Discussing ACID in Interviews

To excel in system design interviews, candidates should integrate ACID discussions into their database selection process:

Clarify Requirements:
- Ask: “Does the system require strong consistency (e.g., banking) or can it tolerate eventual consistency (e.g., social feeds)?”
- Example: For a payment system, emphasize ACID for financial integrity.
Propose Database with ACID Justification:
- RDBMS: “MySQL ensures ACID for order transactions, preventing partial updates and ensuring auditability.”
- Ledger: “QLDB provides ACID for immutable transaction logs, critical for compliance.”
- NoSQL with Caveats: “MongoDB supports ACID for single-document transactions, suitable for user profiles, but we’ll use Redis for caching to scale.”
Address Trade-Offs:
- Explain: “RDBMS guarantees ACID but limits to 10,000 req/s.

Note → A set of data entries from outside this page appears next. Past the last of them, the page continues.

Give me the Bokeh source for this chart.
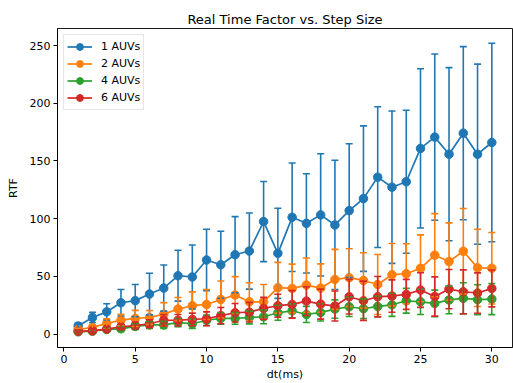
import numpy as np
from bokeh.plotting import figure
from bokeh.models import ColumnDataSource, Whisker, TeeHead, Legend, LegendItem, Range1d, FixedTicker
from bokeh.embed import file_html
from bokeh.resources import INLINE

dt = list(range(1, 31))
series_names = ["1 AUVs", "2 AUVs", "4 AUVs", "6 AUVs"]
colors = ["#1f77b4", "#ff7f0e", "#2ca02c", "#d62728"]

rtf_1 = [7, 14.4, 19.3, 27.2, 29, 34.7, 39.9, 50.6, 49.5, 64.2, 60.1, 68.8, 72, 97.5, 70,
         101.2, 96, 103.3, 94.6, 107, 117.4, 136, 127.3, 132, 160.9, 170.7, 155.9, 174.1, 155.9, 166]
err_1 = [2.5, 4.4, 7, 11.5, 14, 18, 20, 22, 27.7, 26.6, 29, 33, 33, 34.7, 39,
         47, 43, 53, 56, 58, 63, 61, 66, 62, 69, 72, 75, 75, 78, 86]

rtf_2 = [4, 5.8, 9.2, 12.1, 13.6, 14.4, 17.3, 21.7, 24.6, 25.7, 30, 33.8, 28, 28, 40.2,
         39.6, 42.5, 39.9, 47.4, 48.9, 46.5, 43, 51.5, 52.3, 57, 68.4, 62.9, 71.8, 57.4, 57.1]
err_2 = [1, 2, 4, 5, 7, 6, 10, 10, 12, 13, 16, 16, 16.5, 15, 22,
         21, 23.5, 21, 26, 25, 24, 26, 27, 26, 29, 36, 33.5, 37, 33.5, 31]

rtf_4 = [2, 2.5, 4, 4.6, 6.6, 8, 8, 10, 9, 12, 13.6, 13.6, 14.4, 15, 18.5,
         20.2, 17, 18.8, 21.7, 23.7, 22, 24, 25.4, 28.9, 28, 26.6, 29.6, 31, 29.8, 30.4]
err_4 = [1, 1, 1.5, 2, 2.5, 3, 3, 3.5, 4, 4.5, 5, 5, 5.5, 6, 6.5,
         6, 7, 7.5, 8, 8.5, 8.5, 9, 10, 10.7, 11, 11.5, 12, 13.5, 13, 13.5]

rtf_6 = [2.5, 3, 4.4, 6.3, 7.4, 9, 12, 12, 12.7, 13.3, 16, 18.5, 19, 22.3, 24.6,
         25.7, 28.6, 26, 24.3, 32.4, 28.9, 32.4, 33, 34.4, 38.2, 32.6, 39, 36.7, 35.6, 39.6]
err_6 = [1, 1.5, 2, 2.5, 3, 3.5, 5, 5, 5.5, 6, 7, 8, 8.5, 9.5, 10,
         12, 12.5, 13, 13, 15, 17, 17.5, 14, 13, 15, 17, 17, 19, 17.5, 16]

values = [rtf_1, rtf_2, rtf_4, rtf_6]
errors = [err_1, err_2, err_4, err_6]

FONT = "DejaVu Sans"

p = figure(width=513, height=383, output_backend="svg", toolbar_location=None,
           x_range=Range1d(-0.45, 31.45), y_range=Range1d(-11.6, 264.8),
           min_border_left=57, min_border_right=1, min_border_top=28, min_border_bottom=36,
           title="Real Time Factor vs. Step Size")

p.title.align = "center"
p.title.text_font = FONT
p.title.text_font_size = "13px"
p.title.text_font_style = "normal"
p.title.text_color = "black"
p.title.standoff = 4

p.xgrid.visible = False
p.ygrid.visible = False
p.outline_line_color = "black"
p.outline_line_width = 0.9
p.background_fill_color = "white"

for ax in (p.xaxis, p.yaxis):
    ax.major_label_text_font = FONT
    ax.major_label_text_font_size = "11px"
    ax.major_label_text_color = "black"
    ax.axis_label_text_font = FONT
    ax.axis_label_text_font_size = "11px"
    ax.axis_label_text_font_style = "normal"
    ax.axis_label_text_color = "black"
    ax.axis_line_color = "black"
    ax.axis_line_width = 0.9
    ax.major_tick_line_color = "black"
    ax.major_tick_out = 4
    ax.major_tick_in = 0
    ax.minor_tick_line_color = None
    ax.major_label_standoff = 3

p.xaxis.axis_label_standoff = 2
p.yaxis.axis_label_standoff = 7
p.xaxis.axis_label = "dt(ms)"
p.yaxis.axis_label = "RTF"
p.xaxis.ticker = FixedTicker(ticks=[0, 5, 10, 15, 20, 25, 30])
p.yaxis.ticker = FixedTicker(ticks=[0, 50, 100, 150, 200, 250])

items = []
for name, col, v, e in zip(series_names, colors, values, errors):
    v = np.array(v, dtype=float)
    e = np.array(e, dtype=float)
    src = ColumnDataSource(dict(x=dt, y=v, upper=v + e, lower=v - e))
    ln = p.line("x", "y", source=src, line_color=col, line_width=1.7)
    sc = p.scatter("x", "y", source=src, size=8.5, fill_color=col, line_color=col)
    w = Whisker(base="x", upper="upper", lower="lower", source=src, dimension="height",
                line_color=col, line_width=1.6, level="glyph",
                upper_head=TeeHead(size=7, line_color=col, line_width=1.6),
                lower_head=TeeHead(size=7, line_color=col, line_width=1.6))
    p.add_layout(w)
    items.append(LegendItem(label=name, renderers=[ln, sc]))

legend = Legend(items=items, location="top_left")
legend.label_text_font = FONT
legend.label_text_font_size = "11px"
legend.label_text_color = "black"
legend.glyph_width = 25
legend.glyph_height = 17
legend.label_height = 17
legend.spacing = 0
legend.padding = 3
legend.margin = 6
legend.border_line_color = "#cccccc"
legend.border_line_width = 1
legend.background_fill_alpha = 0.8
legend.label_standoff = 9
p.add_layout(legend)

open("out.html", "w").write(file_html(p, INLINE))
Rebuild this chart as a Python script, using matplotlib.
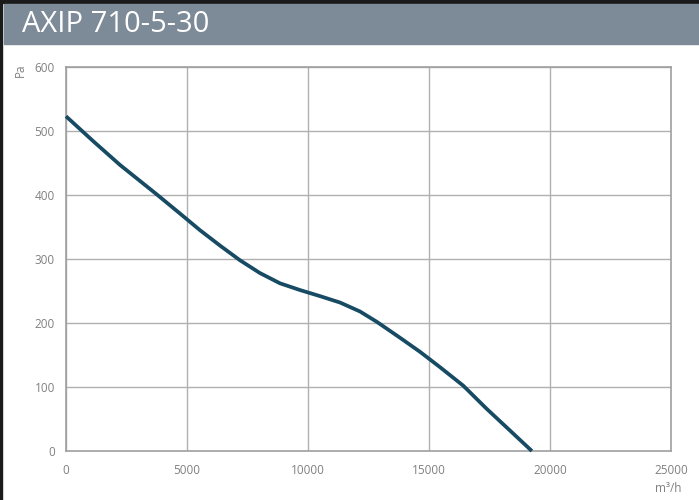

For scalability, we can add Redis for caching, sacrificing consistency for non-critical data.”
- Example: “For a ride-sharing app, PostGIS ensures ACID for ride assignments, while Cassandra handles logs with eventual consistency.”
Optimize and Monitor:
- Propose: “Use B-tree indexes for MySQL to reduce query latency by 50%. Monitor with Prometheus for < 10ms latency and 99.99% uptime.”
- Example: “Cache order statuses in Redis (TTL 300s) to reduce RDBMS load, logging to ELK Stack for 30-day retention.”
Handle Edge Cases:
- Discuss: “Handle transaction failures with rollbacks, use read replicas for scalability, and validate inputs to prevent injection.”
- Example: “For banking, implement Serializable isolation to prevent double-spending, with failover via 3 replicas.”
Iterate Based on Feedback:
- Adapt to interviewer prompts (e.g., “If scalability is prioritized, we can use DynamoDB with transactions for partial ACID support”).
- Example: “If auditability is critical, switch to QLDB for immutable logs.”

Implementation Considerations

Deployment:
- Use managed RDBMS (e.g., AWS RDS for MySQL, PostgreSQL) with 16GB RAM instances and 3 read replicas for high availability.
- Deploy ledger databases on AWS QLDB for managed scalability.
- Use NoSQL (e.g., MongoDB Atlas, DynamoDB) for horizontal scaling, supporting 100,000 req/s.
Data Modeling:
- Normalize RDBMS schemas for consistency (e.g., separate Users and Orders).
- Denormalize NoSQL for performance (e.g., embed orders in MongoDB documents).
- Design ledger tables for auditability (e.g., immutable transaction logs).
Performance:
- Optimize RDBMS with indexes (e.g., B-tree on user_id) and caching (Redis, TTL 300s).
- Tune NoSQL with partition keys and secondary indexes.
- Use WAL for durability, balancing latency (1–5ms).
Security:
- Encrypt data at rest (AES-256) and in transit (TLS 1.3).
- Implement RBAC and parameterized queries to prevent SQL injection.
Monitoring:
- Track latency (< 10ms), throughput, and errors (< 0.1%) with Prometheus and Grafana.
- Log transactions to ELK Stack for 30-day retention.
Testing:
- Stress-test with JMeter for 1M req/day to validate scalability.
- Simulate failures with Chaos Monkey to ensure durability and isolation.

Conclusion

ACID transactions—encompassing Atomicity, Consistency, Isolation, and Durability—are fundamental to ensuring reliable database operations, particularly in systems requiring high integrity, such as banking, e-commerce, and audit trails. By guaranteeing that transactions are indivisible, consistent, isolated, and durable, ACID properties prevent data corruption, manage concurrency, and ensure recoverability. Real-world examples from Amazon (MySQL for orders), a bank (QLDB for audits), and Uber (PostGIS for rides) demonstrate their critical role. In system design interviews, candidates should clarify requirements, propose ACID-compliant databases (e.g., RDBMS, ledger), address trade-offs (e.g., consistency vs. scalability), and optimize with indexing, caching, and monitoring.